By Louis J. Kern
Walter Isaacson observed that Franklin “cared more about public behavior than inner piety, and he was more interested in building the City of Man than the City of God” (Benjamin Franklin: An American Life, 2004). Bunker’s penetrating narration of Franklin’s early life concurs, following the course of his religious development from orthodox Calvinism to atheism (Dissertation on Liberty and Necessity, Pleasure and Pain, 1725) to a poetic and practical faith (Articles of Belief and Religion, 1728). Yet, Franklin was above all a shrewd man of business and public affairs: he championed the fervently evangelical George Whitefield (1739-41) and published his journals, a contract that proved eminently profitable. In 1787 he proposed adoption of an opening prayer at the Continental Congress, because he saw others valued orthodox Christianity and it had utility in cementing adherence to a new social and political order. Franklin’s theism has been tendentiously misconstrued by modern evangelicals’ assertion that the U.S. is a Christian country whose Founding Fathers built biblical orthodoxy into the Constitution and were themselves true believers (See Kevin M. Kruse, One Nation Under God: How Corporate America Invented Christian America, 2015).
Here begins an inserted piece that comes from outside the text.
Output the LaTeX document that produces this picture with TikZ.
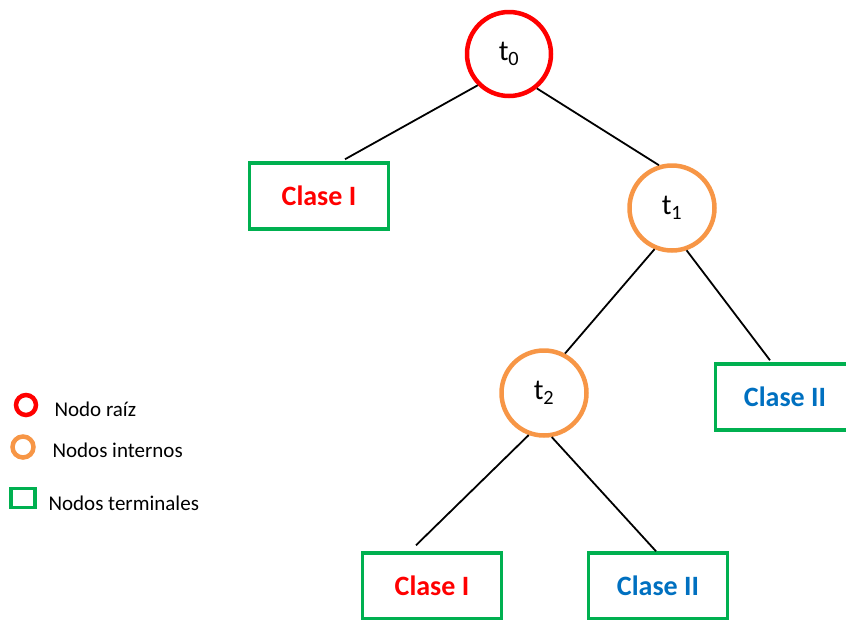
\documentclass[tikz,border=0pt]{standalone}
\usepackage{fontspec}
\setmainfont{Carlito}
\definecolor{raiz}{RGB}{255,0,0}
\definecolor{interno}{RGB}{247,150,70}
\definecolor{terminal}{RGB}{0,176,80}
\definecolor{azul}{RGB}{0,112,192}

\begin{document}
\begin{tikzpicture}[x=1pt,y=-1pt,
    root/.style={circle,draw=raiz,line width=4.5pt,minimum size=84pt,inner sep=0pt,font=\fontsize{29}{31}\selectfont},
    inner/.style={circle,draw=interno,line width=4.5pt,minimum size=85pt,inner sep=0pt,font=\fontsize{29}{31}\selectfont},
    leaf/.style={rectangle,draw=terminal,line width=3.5pt,minimum width=139pt,minimum height=66pt,font=\fontsize{28}{30}\selectfont\bfseries},
    edge/.style={line width=1.8pt}]
  \useasboundingbox (0,0) rectangle (846,619);
  \clip (0,0) rectangle (846,619);
  % Tree nodes
  \node[root]  (t0) at (509,54)  {t\textsubscript{0}};
  \node[inner] (t1) at (672,208) {t\textsubscript{1}};
  \node[inner] (t2) at (544,393) {t\textsubscript{2}};
  \node[leaf,text=raiz] (c1) at (319,196) {Clase I};
  \node[leaf,text=azul] (c2) at (785,397) {Clase II};
  \node[leaf,text=raiz] (c3) at (432,586) {Clase I};
  \node[leaf,text=azul] (c4) at (658,586) {Clase II};
  % Branches
  \draw[edge] (t0.225) -- ([xshift=26pt,yshift=2pt]c1.north);
  \draw[edge] (t0.309) -- (t1.107);
  \draw[edge] (t1.247) -- (t2.62);
  \draw[edge] (t1.289) -- ([xshift=-15pt,yshift=2pt]c2.north);
  \draw[edge] (t2.250) -- ([xshift=-16pt,yshift=6pt]c3.north);
  \draw[edge] (t2.280) -- ([xshift=-2pt]c4.north);
  % Legend
  \node[circle,draw=raiz,line width=4.5pt,minimum size=20pt,inner sep=0pt] (lr) at (26,405) {};
  \node[circle,draw=interno,line width=4.5pt,minimum size=21pt,inner sep=0pt] (li) at (23,447) {};
  \node[rectangle,draw=terminal,line width=3.5pt,minimum width=24pt,minimum height=19pt,inner sep=0pt] (lt) at (23,498) {};
  \node[anchor=west,font=\fontsize{21}{23}\selectfont] at (51,409) {Nodo raíz};
  \node[anchor=west,font=\fontsize{21}{23}\selectfont] at (49,450) {Nodos internos};
  \node[anchor=west,font=\fontsize{21}{23}\selectfont] at (45,503) {Nodos terminales};
\end{tikzpicture}
\end{document}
Bunker’s original reading challenges the mythic Franklin—the quintessential self-made man—by focusing attention on his genealogy and literary and philosophical influences. Viewing Franklin as primarily characterized by ingenuity—the ability to combine the work of the hands and the mind, curiosity, common sense, and inventiveness—Bunker demonstrates that his forebears exhibited those qualities through three generations. Intellectual influences included Addison and Steele’s Spectator Papers, Alexander Pope, John Milton, John Locke, and Isaac Newton.
Bunker’s narrative climaxes in Franklin’s scientific study of electricity that earned him membership in the Royal Society. Politically, the early Franklin remained a colonial Whig, who sought to secure traditional English liberties for Pennsylvania as set forth in his vade mecum, English Liberties (Henry Care, 1682). Though Franklin’s mistakes are duly noted, Bunker downplays his troubled relations with his wife, Deborah and his illegitimate son, William, and his extended torturous relationship with his birth family.
Bunker’s Franklin has the flaws of callow youth, but he learns from his mistakes and grows into a solid, public-minded burgher—from impoverished printer’s apprentice to respected gentleman. Some areas of growth, however, were less productive. Franklin owned slaves and ran reward notices for runaways in the Pennsylvania Gazette. Only in the 1750s did he express doubts about slavery and as late as 1790 he questioned the economic practicality of emancipation; how were owners to be remunerated? (See “Sidi Mehemet Ibrahim on the Slave Trade,” Federal Gazette, March 2, 1790).
Bunker’s Franklin remains “the [Robinson] Crusoe of the colonies, with an inner core of confident resilience,” who reaffirms his identity as the quintessential representative American, a figure of optimism and self-improvement. What is missing here is the sly ingeniousness, the cunning equivocation, and the charming ribaldry of the man. Bunker mentions “Old Mistress Apologue” (1745), branding it “misogynistic,” but ignores the opera bouffe “Casuist”-“Anti-Casuist” mock Platonic dialogue on practical justice for adultery (1732), “The Usefulness of an Old Half of a Pair of Scissors” (1768), and the scatological “Fart Proudly” (1753?). The “Casuist” and “Fart” circulated privately, only published a century later, and are still omitted in the two-volume Library of America edition of his writings.
Bunker provides a unique perspective on the youthful Franklin and his influences but misses the core of the man. As Franklin wrote in his Autobiography, “so convenient a thing is it to be a reasonable Creature since it enables one to find or make Reasons for everything one has a mind to do.”
Louis J. Kern (ΦBK, Clark University) is professor emeritus of history at Hofstra University. Hofstra University is home to the Omega of New York chapter of Phi Beta Kappa.